Definition
The pilot's ability to control the airplane's heading and yaw axis using the rudder, keeping the nose pointed where intended and preventing unwanted yaw or rotation about the vertical axis.
Plain English
Keeping the nose of the airplane pointed where you want it, mainly by using the rudder pedals to stop the airplane from swinging left or right.
Context Anchor
Encountered during low-speed flight, stall practice, spin awareness training, takeoff, landing, and any situation where the airplane must stay aligned with the intended path.
Derivation
Directional' comes from Latin 'directio' meaning a straight line or course.
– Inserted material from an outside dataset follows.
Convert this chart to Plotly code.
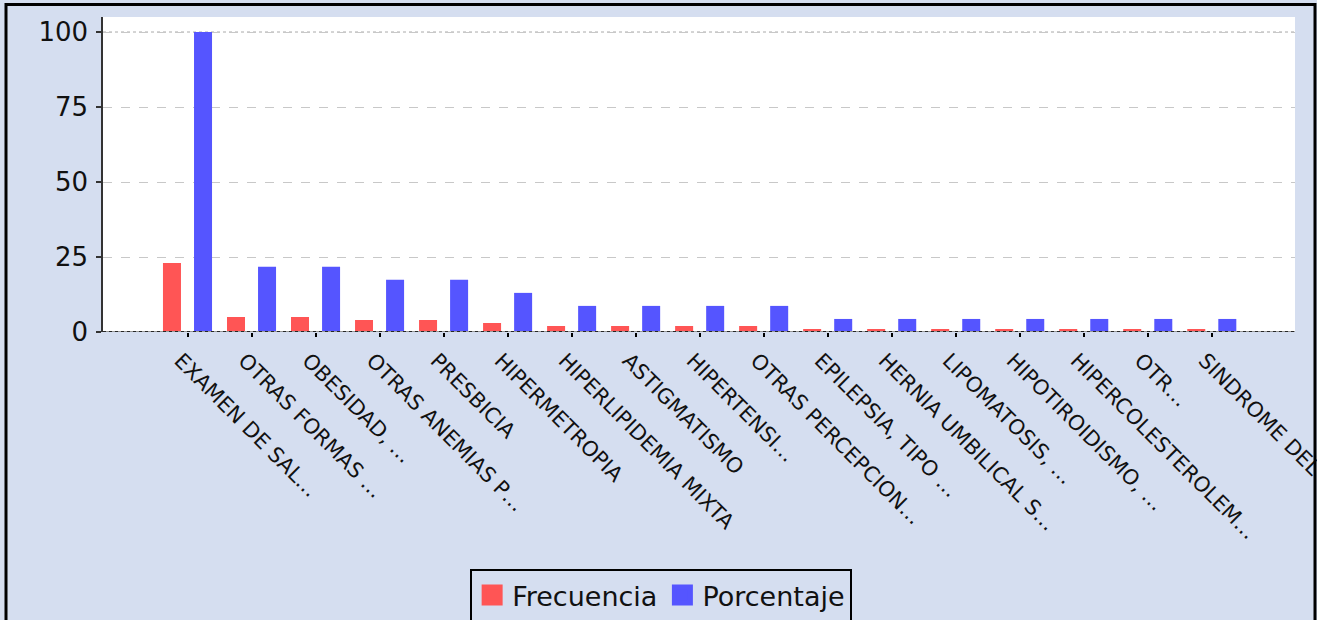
import plotly.graph_objects as go

categories = [
    "EXAMEN DE SAL…", "OTRAS FORMAS …", "OBESIDAD, …", "OTRAS ANEMIAS P…",
    "PRESBICIA", "HIPERMETROPIA", "HIPERLIPIDEMIA MIXTA", "ASTIGMATISMO",
    "HIPERTENSI…", "OTRAS PERCEPCION…", "EPILEPSIA, TIPO …", "HERNIA UMBILICAL S…",
    "LIPOMATOSIS, …", "HIPOTIROIDISMO, …", "HIPERCOLESTEROLEM…", "OTR…",
    "SINDROME DEL TUNEL…",
]
frecuencia = [23, 5, 5, 4, 4, 3, 2, 2, 2, 2, 1, 1, 1, 1, 1, 1, 1]
porcentaje = [100, 21.74, 21.74, 17.39, 17.39, 13.04, 8.7, 8.7, 8.7, 8.7,
              4.35, 4.35, 4.35, 4.35, 4.35, 4.35, 4.35]
y_ticks = [0, 25, 50, 75, 100]

RED = "#FF5555"
BLUE = "#5555FF"
BG = "#D5DEF0"
FONT = "DejaVu Sans"

W, H = 1317, 620
L, R, T, B = 103, 22, 17, 288

fig = go.Figure()
fig.add_trace(go.Bar(x=categories, y=frecuencia, name="Frecuencia",
                     marker=dict(color=RED, line=dict(width=0)), showlegend=False))
fig.add_trace(go.Bar(x=categories, y=porcentaje, name="Porcentaje",
                     marker=dict(color=BLUE, line=dict(width=0)), showlegend=False))
# legend entries with larger square symbols
for nm, col in (("Frecuencia", RED), ("Porcentaje", BLUE)):
    fig.add_trace(go.Scatter(x=[None], y=[None], mode="markers", name=nm,
                             marker=dict(symbol="square", size=16, color=col,
                                         line=dict(color=col, width=5))))

pw = W - L - R
ph = H - T - B
def px_to_paper_x(px):
    return (px - L) / pw
def px_to_paper_y(py):
    return (H - B - py) / ph

shapes = [
    # 100 gridline dotted
    dict(type="line", xref="paper", x0=0, x1=1, yref="y", y0=100, y1=100,
         line=dict(color="white", width=2), layer="below"),
    dict(type="line", xref="paper", x0=0, x1=1, yref="y", y0=100, y1=100,
         line=dict(color="#AAAAAA", width=1, dash="dot"), layer="below"),
    # bottom axis dotted line
    dict(type="line", xref="paper", x0=0, x1=1, yref="y", y0=0, y1=0,
         line=dict(color="#999999", width=2), layer="above"),
    dict(type="line", xref="paper", x0=0, x1=1, yref="y", y0=0, y1=0,
         line=dict(color="black", width=1.5, dash="dot"), layer="above"),
    # outer border
    dict(type="rect", xref="paper", yref="paper",
         x0=px_to_paper_x(6), x1=px_to_paper_x(1315),
         y0=px_to_paper_y(640), y1=px_to_paper_y(4.5),
         line=dict(color="black", width=3), fillcolor="rgba(0,0,0,0)", layer="above"),
]

fig.update_layout(
    width=W, height=H,
    margin=dict(l=L, r=R, t=T, b=B, autoexpand=False),
    paper_bgcolor=BG, plot_bgcolor="white",
    font=dict(family=FONT, color="#111111"),
    barmode="group", bargap=0.03, bargroupgap=0.42,
    shapes=shapes,
    showlegend=True,
    legend=dict(orientation="h", xref="container", x=0.502, xanchor="center",
                yref="container", y=(H - 569) / H, yanchor="top",
                bgcolor=BG, bordercolor="black", borderwidth=2,
                font=dict(size=27, family=FONT, color="#111111"),
                itemclick=False),
    xaxis=dict(range=[-1.32, 17.3], tickangle=45, automargin=False,
               tickfont=dict(size=21, family=FONT, color="#111111"),
               ticks="outside", ticklen=4, tickcolor="black", tickwidth=1.5,
               ticklabelstandoff=3, ticklabelshift=-7,
               showgrid=False, zeroline=False, showline=False),
    yaxis=dict(range=[0, 105], tickvals=y_ticks, automargin=False,
               tickfont=dict(size=26, family=FONT, color="#111111"),
               ticks="outside", ticklen=5, tickcolor="#333333", tickwidth=1.5,
               ticklabelstandoff=3,
               showline=True, linecolor="#333333", linewidth=1.5,
               showgrid=True, gridcolor="#C8C8C8", gridwidth=1, griddash="dash",
               zeroline=False),
)

fig.write_html("out.html", config={"displayModeBar": False},
               post_script="document.body.style.margin='0px';document.body.style.overflow='hidden';")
In flying, directional control specifically refers to control about the vertical axis (yaw) — not pitch or roll — so the term is narrower than its everyday sense of 'controlling direction in general.'
Why Pilots Care
Loss of directional control allows a spin to continue, delaying recovery and increasing the chance of ground impact.
Grounding Statement
Picture the airplane’s nose beginning to drift left or right at slow speed; directional control is the pilot correcting that drift before it becomes a rotation.
Intuition Check
Directional control does not mean choosing the destination or route. Here it means controlling where the airplane’s nose points and preventing unwanted left-right rotation.
Example Sentence 1
The pilot used right rudder to maintain directional control during the takeoff roll as the airplane tried to yaw left.
Example Sentence 2
Maintaining directional control with rudder during stall recovery prevented the aircraft from entering a full spin.